Driving under the influence or while intoxicated is a serious offense in Georgia, and a conviction might result in a sentence that includes jail time. Under certain circumstances, however, you may receive an alternative sentence such as mandatory attendance at a rehabilitation program, performing community service or probation. 

In the case of a Georgia woman who pleaded guilty to her fourth DUI, she received a sentence of 36-months, which included only 15 days of jail time. As reported by 11Alive, she will carry out the remainder of her 36-month sentence on probation. 

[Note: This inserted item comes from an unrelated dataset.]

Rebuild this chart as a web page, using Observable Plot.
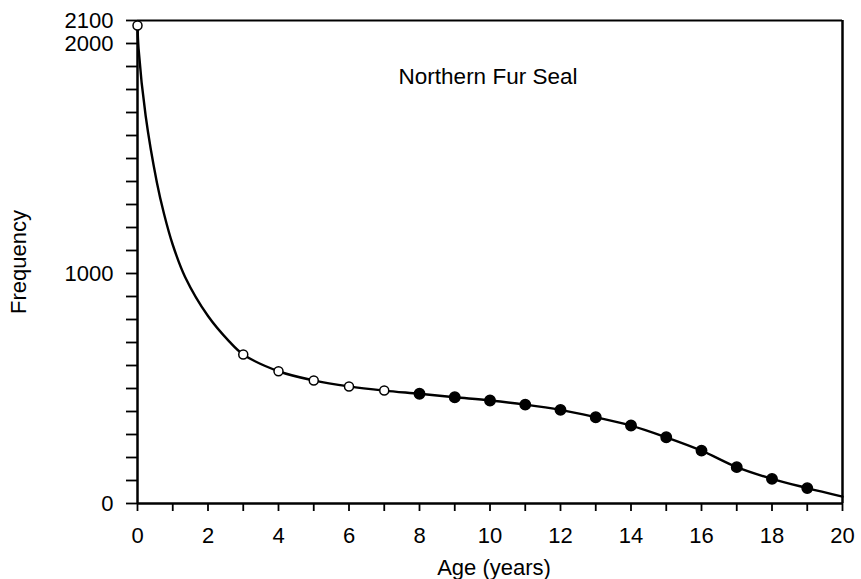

Chalking up repeated DUI charges in the Peach State can result in a felony conviction with up to five years of incarceration in a state prison. The Georgia woman’s sentence of 36-months for her fourth DUI may appear rather lenient at first, but the timing worked in her favor. The mandated felony charge and jail time applies for three convictions within a five-year period, but her most recent conviction was in 2009. Local reporting of the sentencing, however, was not without mention of surprise at the lack of a much lengthier jail term. 

When law enforcement officials arrived on the scene of the head-on collision the defendant caused, she admitted to taking anti-anxiety medication and drinking six alcoholic beverages. Allegedly intoxicated to the point of slurring her speech, she also had trouble standing up. She said she was babysitting her two nieces, but did not know where they were. Law enforcement later discovered that her nieces, aged 2 and 4, were at her home. 

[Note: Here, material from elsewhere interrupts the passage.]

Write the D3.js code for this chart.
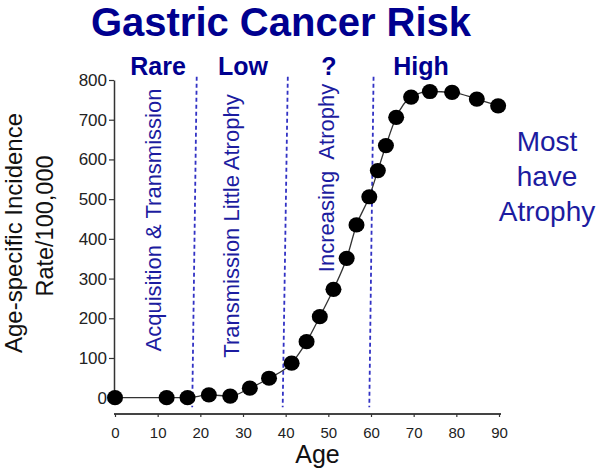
<!DOCTYPE html>
<html>
<head>
<meta charset="utf-8">
<script src="https://cdn.jsdelivr.net/npm/d3@7"></script>
<style>
  html, body { margin: 0; padding: 0; background: #fff; }
  svg { display: block; font-family: "Liberation Sans", Arial, sans-serif; }
</style>
</head>
<body>
<svg id="chart" width="600" height="475"></svg>
<script>
// ---- data ----
const ages = [0, 12.1, 17, 22, 27, 31.6, 36.1, 41.4, 44.9, 48, 51.2, 54.3, 56.6, 59.6, 61.6, 63.5, 65.9, 69.4, 73.8, 79, 84.8, 89.8];
const rates = [0, 0, 0, 7, 4, 24, 49, 87, 141, 204, 273, 351, 435, 506, 572, 635, 706, 757, 771, 769, 752, 735];
const xTicks = [0, 10, 20, 30, 40, 50, 60, 70, 80, 90];
const yTicks = [0, 100, 200, 300, 400, 500, 600, 700, 800];
const boundaryTopAges = [19.15, 40.5, 60.6];
const boundaryBottomAges = [18.1, 39.3, 59.6];
const boundaryRange = [808, -24];
const phaseLabels = ["Rare", "Low", "?", "High"];
const phaseNotes = ["Acquisition & Transmission", "Transmission Little Atrophy", "Increasing  Atrophy"];
const sideNote = ["Most", "have", "Atrophy"];
const titleText = "Gastric Cancer Risk";
const xTitle = "Age";
const yTitle = ["Age-specific Incidence", "Rate/100,000"];

// ---- layout ----
const svg = d3.select("#chart");
const x = d3.scaleLinear().domain([0, 90]).range([115, 499]);
const y = d3.scaleLinear().domain([0, 800]).range([397.7, 80]);
const navy = "#00008f";
const blue = "#1c1ca0";

// title
svg.append("text").attr("x", 281).attr("y", 36).attr("text-anchor", "middle")
  .attr("font-size", 40).attr("font-weight", "bold").attr("fill", navy).text(titleText);

// phase labels
const phaseX = [158, 243, 329, 421];
svg.selectAll("text.phase").data(phaseLabels).join("text").attr("class", "phase")
  .attr("x", (d, i) => phaseX[i]).attr("y", 75).attr("text-anchor", "middle")
  .attr("font-size", 25).attr("font-weight", "bold").attr("fill", navy).text(d => d);

// dashed boundaries
svg.selectAll("line.bound").data(boundaryTopAges).join("line").attr("class", "bound")
  .attr("x1", d => x(d)).attr("y1", y(boundaryRange[0]))
  .attr("x2", (d, i) => x(boundaryBottomAges[i])).attr("y2", y(boundaryRange[1]))
  .attr("stroke", "#3232c4").attr("stroke-width", 1.8).attr("stroke-dasharray", "4,3");

// rotated phase notes
const noteX = [161, 239, 334];
const noteY = [220, 226, 178];
svg.selectAll("text.note").data(phaseNotes).join("text").attr("class", "note")
  .attr("transform", (d, i) => `translate(${noteX[i]},${noteY[i]}) rotate(-90)`)
  .attr("text-anchor", "middle").attr("font-size", 22).attr("fill", blue)
  .style("white-space", "pre").text(d => d);

// side note
svg.selectAll("text.side").data(sideNote).join("text").attr("class", "side")
  .attr("x", 547).attr("y", (d, i) => 150.6 + i * 35.2).attr("text-anchor", "middle")
  .attr("font-size", 28).attr("fill", blue).text(d => d);

// y axis
const yAxis = svg.append("g").attr("transform", "translate(114,0)")
  .call(d3.axisLeft(y).tickValues(yTicks).tickSize(5).tickSizeOuter(0).tickPadding(2));
yAxis.select(".domain").attr("stroke", "#333").attr("stroke-width", 1.5);
yAxis.selectAll(".tick line").attr("stroke", "#333").attr("stroke-width", 1.2);
yAxis.selectAll(".tick text").attr("font-size", 17).attr("fill", "#222")
  .attr("font-family", "Liberation Sans, Arial, sans-serif");

// x axis
const xAxis = svg.append("g").attr("transform", "translate(0,414)")
  .call(d3.axisBottom(x).tickValues(xTicks).tickSize(3).tickSizeOuter(0).tickPadding(10));
xAxis.select(".domain").attr("stroke", "#444").attr("stroke-width", 2)
  .attr("d", `M${x(0) - 1},0H${x(90) + 2}`);
xAxis.selectAll(".tick line").attr("stroke", "#333").attr("stroke-width", 1.2);
xAxis.selectAll(".tick text").attr("font-size", 15).attr("fill", "#222")
  .attr("font-family", "Liberation Sans, Arial, sans-serif");

// axis titles
svg.append("text").attr("x", 317.5).attr("y", 463).attr("text-anchor", "middle")
  .attr("font-size", 25).attr("fill", "#111").text(xTitle);
const yTitleX = [22, 53];
const yTitleSize = [24, 23.5];
const yTitleY = [233, 226];
svg.selectAll("text.ytitle").data(yTitle).join("text").attr("class", "ytitle")
  .attr("transform", (d, i) => `translate(${yTitleX[i]},${yTitleY[i]}) rotate(-90)`)
  .attr("text-anchor", "middle").attr("font-size", (d, i) => yTitleSize[i])
  .attr("fill", "#111").text(d => d);

// line + points
const pts = ages.map((a, i) => [a, rates[i]]);
svg.append("path").datum(pts)
  .attr("d", d3.line().x(d => x(d[0])).y(d => y(d[1])).curve(d3.curveMonotoneX))
  .attr("fill", "none").attr("stroke", "#333").attr("stroke-width", 1.3);
svg.selectAll("ellipse.pt").data(pts).join("ellipse").attr("class", "pt")
  .attr("cx", d => x(d[0])).attr("cy", d => y(d[1]))
  .attr("rx", 8).attr("ry", 7.6).attr("fill", "#000");
</script>
</body>
</html>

Because the two children were not in the car with her at the time of the accident, it may have contributed to the judge awarding her a sentence allowing her to serve the majority of it on probation. It may also be helpful for a defendant to show that he or she has made an effort to obtain help in overcoming a dependence on drugs or alcohol. 

In addition to the probation and her brief jail time, the judge stipulated further sentencing requirements. She must also perform community service, submit to drug and alcohol tests at random times, undergo alcohol and drug treatment and pay fines. 

The intent of the information provided is to serve educational purposes only. Readers should not interpret the above content as legal advice.